## START

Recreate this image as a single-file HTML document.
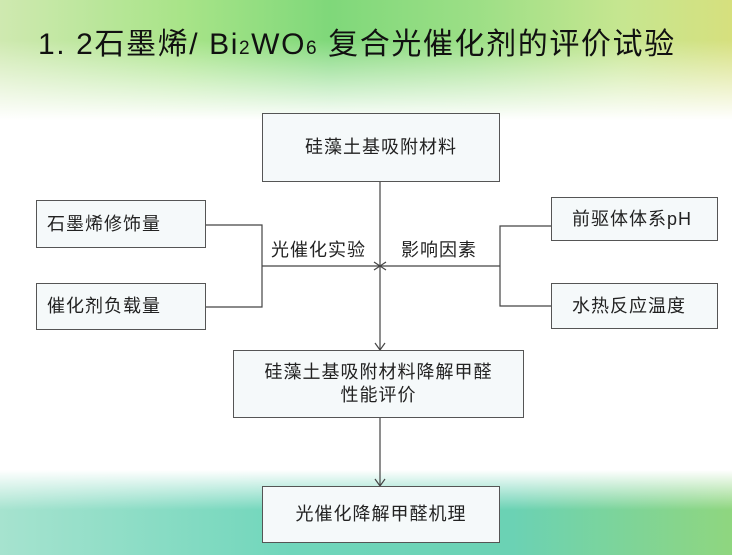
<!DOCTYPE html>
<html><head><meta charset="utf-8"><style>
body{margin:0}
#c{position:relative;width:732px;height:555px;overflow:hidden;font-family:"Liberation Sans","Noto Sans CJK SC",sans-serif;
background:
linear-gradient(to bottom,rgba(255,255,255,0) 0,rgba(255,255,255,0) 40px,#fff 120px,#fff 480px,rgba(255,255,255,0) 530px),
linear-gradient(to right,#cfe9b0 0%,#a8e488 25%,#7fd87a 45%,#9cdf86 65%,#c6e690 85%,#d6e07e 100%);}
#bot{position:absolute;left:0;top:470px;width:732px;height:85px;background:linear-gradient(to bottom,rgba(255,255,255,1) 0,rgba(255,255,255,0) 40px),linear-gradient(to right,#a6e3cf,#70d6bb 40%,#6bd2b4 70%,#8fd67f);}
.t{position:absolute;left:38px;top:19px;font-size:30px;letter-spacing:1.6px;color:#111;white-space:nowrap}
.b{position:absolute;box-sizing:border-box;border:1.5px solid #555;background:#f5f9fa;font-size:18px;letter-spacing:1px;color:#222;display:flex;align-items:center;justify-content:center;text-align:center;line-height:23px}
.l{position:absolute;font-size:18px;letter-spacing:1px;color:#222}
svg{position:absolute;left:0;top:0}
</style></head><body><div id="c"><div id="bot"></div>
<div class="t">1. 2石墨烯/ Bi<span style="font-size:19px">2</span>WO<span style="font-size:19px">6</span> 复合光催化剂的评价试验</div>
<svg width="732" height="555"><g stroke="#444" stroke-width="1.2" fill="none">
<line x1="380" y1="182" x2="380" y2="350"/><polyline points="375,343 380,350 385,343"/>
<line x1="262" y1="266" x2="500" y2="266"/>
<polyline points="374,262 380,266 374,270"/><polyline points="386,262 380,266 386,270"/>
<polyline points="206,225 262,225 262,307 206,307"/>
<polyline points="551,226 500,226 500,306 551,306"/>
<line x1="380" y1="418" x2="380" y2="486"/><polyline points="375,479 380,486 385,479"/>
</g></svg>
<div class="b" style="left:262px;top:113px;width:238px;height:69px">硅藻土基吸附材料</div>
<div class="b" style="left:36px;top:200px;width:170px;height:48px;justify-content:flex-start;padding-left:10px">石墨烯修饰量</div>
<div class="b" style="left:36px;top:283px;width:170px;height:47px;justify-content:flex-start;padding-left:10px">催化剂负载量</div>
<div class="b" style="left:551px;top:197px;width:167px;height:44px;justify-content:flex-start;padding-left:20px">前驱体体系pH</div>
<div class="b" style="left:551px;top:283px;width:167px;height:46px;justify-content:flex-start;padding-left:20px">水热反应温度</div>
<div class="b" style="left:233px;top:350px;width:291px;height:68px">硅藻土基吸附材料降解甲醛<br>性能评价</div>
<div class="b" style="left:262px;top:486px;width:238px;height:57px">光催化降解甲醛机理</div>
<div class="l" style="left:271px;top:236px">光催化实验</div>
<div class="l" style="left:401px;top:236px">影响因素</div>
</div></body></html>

## END
## START

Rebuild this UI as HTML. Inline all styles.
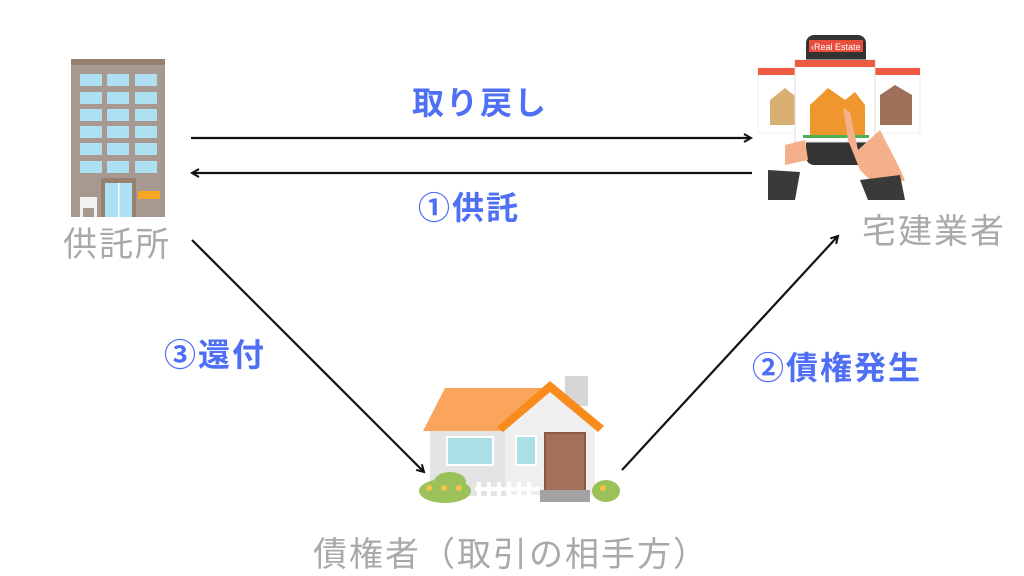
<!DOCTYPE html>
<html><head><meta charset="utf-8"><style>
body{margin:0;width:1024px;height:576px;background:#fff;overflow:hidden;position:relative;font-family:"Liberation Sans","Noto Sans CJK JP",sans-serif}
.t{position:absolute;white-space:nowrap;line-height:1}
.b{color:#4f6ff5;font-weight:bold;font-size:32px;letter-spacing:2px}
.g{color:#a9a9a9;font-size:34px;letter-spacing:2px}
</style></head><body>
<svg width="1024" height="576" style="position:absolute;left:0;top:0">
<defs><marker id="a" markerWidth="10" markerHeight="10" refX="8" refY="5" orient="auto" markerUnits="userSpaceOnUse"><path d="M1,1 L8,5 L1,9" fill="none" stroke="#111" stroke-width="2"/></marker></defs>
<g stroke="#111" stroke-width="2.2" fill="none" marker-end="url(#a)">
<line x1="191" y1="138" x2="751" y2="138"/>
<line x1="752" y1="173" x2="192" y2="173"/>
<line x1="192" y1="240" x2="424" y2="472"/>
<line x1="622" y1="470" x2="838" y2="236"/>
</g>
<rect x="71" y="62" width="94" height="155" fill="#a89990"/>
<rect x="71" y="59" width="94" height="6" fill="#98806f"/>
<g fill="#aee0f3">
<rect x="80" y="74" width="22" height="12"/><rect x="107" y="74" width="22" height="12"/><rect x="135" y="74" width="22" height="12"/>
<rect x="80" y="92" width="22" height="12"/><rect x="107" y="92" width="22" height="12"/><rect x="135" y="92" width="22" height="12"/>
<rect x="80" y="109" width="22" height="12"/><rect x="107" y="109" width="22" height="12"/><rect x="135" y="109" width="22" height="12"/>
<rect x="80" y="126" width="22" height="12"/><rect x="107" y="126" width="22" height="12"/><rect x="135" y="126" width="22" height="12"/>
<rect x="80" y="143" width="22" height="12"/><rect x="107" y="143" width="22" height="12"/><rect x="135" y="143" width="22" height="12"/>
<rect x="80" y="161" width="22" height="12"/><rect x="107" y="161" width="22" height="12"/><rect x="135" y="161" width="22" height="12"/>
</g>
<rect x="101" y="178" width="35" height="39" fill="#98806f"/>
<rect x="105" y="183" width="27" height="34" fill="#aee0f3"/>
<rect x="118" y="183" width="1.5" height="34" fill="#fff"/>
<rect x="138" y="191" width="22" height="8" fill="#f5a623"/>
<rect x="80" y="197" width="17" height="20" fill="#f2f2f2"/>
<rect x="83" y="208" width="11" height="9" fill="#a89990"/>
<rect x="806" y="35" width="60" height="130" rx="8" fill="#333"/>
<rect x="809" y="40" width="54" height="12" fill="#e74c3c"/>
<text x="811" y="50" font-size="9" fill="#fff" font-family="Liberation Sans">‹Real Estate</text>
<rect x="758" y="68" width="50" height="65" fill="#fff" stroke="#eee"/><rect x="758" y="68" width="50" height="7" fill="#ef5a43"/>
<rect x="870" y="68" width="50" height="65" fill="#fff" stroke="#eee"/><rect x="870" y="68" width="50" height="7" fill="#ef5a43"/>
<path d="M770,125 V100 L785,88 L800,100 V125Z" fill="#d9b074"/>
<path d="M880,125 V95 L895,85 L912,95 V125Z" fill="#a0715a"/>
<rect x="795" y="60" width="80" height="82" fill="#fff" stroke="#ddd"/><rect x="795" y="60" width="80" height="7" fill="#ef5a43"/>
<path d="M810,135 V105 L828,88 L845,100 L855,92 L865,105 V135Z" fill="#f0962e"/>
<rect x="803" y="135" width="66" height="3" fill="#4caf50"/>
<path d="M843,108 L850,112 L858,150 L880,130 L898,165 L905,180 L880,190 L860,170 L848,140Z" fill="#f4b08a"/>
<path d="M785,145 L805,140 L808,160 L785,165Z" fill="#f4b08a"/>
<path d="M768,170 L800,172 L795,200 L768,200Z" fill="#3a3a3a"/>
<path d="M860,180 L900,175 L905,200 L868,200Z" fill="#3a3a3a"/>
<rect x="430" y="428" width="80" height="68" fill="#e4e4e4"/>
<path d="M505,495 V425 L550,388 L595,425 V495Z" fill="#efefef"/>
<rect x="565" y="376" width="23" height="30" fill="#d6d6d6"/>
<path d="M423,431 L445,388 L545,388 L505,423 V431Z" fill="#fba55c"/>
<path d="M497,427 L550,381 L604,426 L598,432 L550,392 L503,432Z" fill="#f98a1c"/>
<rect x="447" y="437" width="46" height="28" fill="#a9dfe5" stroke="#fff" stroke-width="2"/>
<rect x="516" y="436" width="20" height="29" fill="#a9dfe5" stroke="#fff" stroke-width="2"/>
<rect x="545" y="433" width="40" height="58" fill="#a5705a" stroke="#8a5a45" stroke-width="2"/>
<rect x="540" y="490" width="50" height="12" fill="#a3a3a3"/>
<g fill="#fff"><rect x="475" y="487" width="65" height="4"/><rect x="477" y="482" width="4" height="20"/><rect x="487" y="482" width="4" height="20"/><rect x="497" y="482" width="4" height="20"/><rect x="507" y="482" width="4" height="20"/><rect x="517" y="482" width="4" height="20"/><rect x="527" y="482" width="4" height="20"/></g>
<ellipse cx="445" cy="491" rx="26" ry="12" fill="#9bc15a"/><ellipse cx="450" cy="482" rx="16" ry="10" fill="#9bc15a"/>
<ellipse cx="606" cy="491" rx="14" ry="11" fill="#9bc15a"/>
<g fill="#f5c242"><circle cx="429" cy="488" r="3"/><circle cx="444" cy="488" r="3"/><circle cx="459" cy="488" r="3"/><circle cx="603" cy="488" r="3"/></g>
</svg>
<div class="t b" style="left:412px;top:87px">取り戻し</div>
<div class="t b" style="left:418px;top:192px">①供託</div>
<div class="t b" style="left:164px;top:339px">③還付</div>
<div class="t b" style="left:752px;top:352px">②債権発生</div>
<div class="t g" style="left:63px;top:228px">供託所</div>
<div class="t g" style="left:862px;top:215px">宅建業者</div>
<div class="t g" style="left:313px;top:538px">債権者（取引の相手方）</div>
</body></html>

## END
## START

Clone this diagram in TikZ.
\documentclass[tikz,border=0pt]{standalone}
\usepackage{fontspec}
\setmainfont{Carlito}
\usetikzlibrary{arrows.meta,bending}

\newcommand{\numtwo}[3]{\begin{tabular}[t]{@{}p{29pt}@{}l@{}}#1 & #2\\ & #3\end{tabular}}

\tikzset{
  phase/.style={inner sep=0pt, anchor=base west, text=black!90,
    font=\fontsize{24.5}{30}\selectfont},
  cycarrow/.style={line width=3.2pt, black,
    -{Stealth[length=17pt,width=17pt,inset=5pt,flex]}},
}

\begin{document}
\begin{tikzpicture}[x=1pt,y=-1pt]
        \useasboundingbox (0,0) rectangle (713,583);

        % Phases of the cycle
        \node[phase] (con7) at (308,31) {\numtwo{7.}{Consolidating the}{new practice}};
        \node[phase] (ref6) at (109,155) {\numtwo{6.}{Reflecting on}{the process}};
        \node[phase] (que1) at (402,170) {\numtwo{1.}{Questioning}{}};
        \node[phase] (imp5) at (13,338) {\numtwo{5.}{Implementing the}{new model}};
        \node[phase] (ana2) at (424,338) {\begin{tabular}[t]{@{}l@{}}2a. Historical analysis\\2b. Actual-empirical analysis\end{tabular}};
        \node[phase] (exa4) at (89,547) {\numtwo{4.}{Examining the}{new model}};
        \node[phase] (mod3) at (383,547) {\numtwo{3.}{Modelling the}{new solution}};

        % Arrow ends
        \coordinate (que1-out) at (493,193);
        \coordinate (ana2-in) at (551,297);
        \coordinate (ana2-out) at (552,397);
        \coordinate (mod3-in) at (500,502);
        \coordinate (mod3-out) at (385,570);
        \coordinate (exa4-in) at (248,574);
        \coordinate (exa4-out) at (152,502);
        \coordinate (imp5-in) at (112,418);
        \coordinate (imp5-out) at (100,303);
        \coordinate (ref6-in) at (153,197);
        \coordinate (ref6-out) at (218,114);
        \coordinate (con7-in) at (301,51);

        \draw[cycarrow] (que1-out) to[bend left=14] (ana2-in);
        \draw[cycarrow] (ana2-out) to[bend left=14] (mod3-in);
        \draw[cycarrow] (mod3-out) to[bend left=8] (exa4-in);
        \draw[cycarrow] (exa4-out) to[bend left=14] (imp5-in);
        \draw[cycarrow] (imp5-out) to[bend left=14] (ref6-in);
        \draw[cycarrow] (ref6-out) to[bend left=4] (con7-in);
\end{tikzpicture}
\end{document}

## END

Directive
Write out again only the lines from the line containing "Clone this diagram in TikZ." through the line containing "(0,0) rectangle (713,583);", both included, exactly as they are.

Complete output
Clone this diagram in TikZ.
\documentclass[tikz,border=0pt]{standalone}
\usepackage{fontspec}
\setmainfont{Carlito}
\usetikzlibrary{arrows.meta,bending}

\newcommand{\numtwo}[3]{\begin{tabular}[t]{@{}p{29pt}@{}l@{}}#1 & #2\\ & #3\end{tabular}}

\tikzset{
  phase/.style={inner sep=0pt, anchor=base west, text=black!90,
    font=\fontsize{24.5}{30}\selectfont},
  cycarrow/.style={line width=3.2pt, black,
    -{Stealth[length=17pt,width=17pt,inset=5pt,flex]}},
}

\begin{document}
\begin{tikzpicture}[x=1pt,y=-1pt]
        \useasboundingbox (0,0) rectangle (713,583);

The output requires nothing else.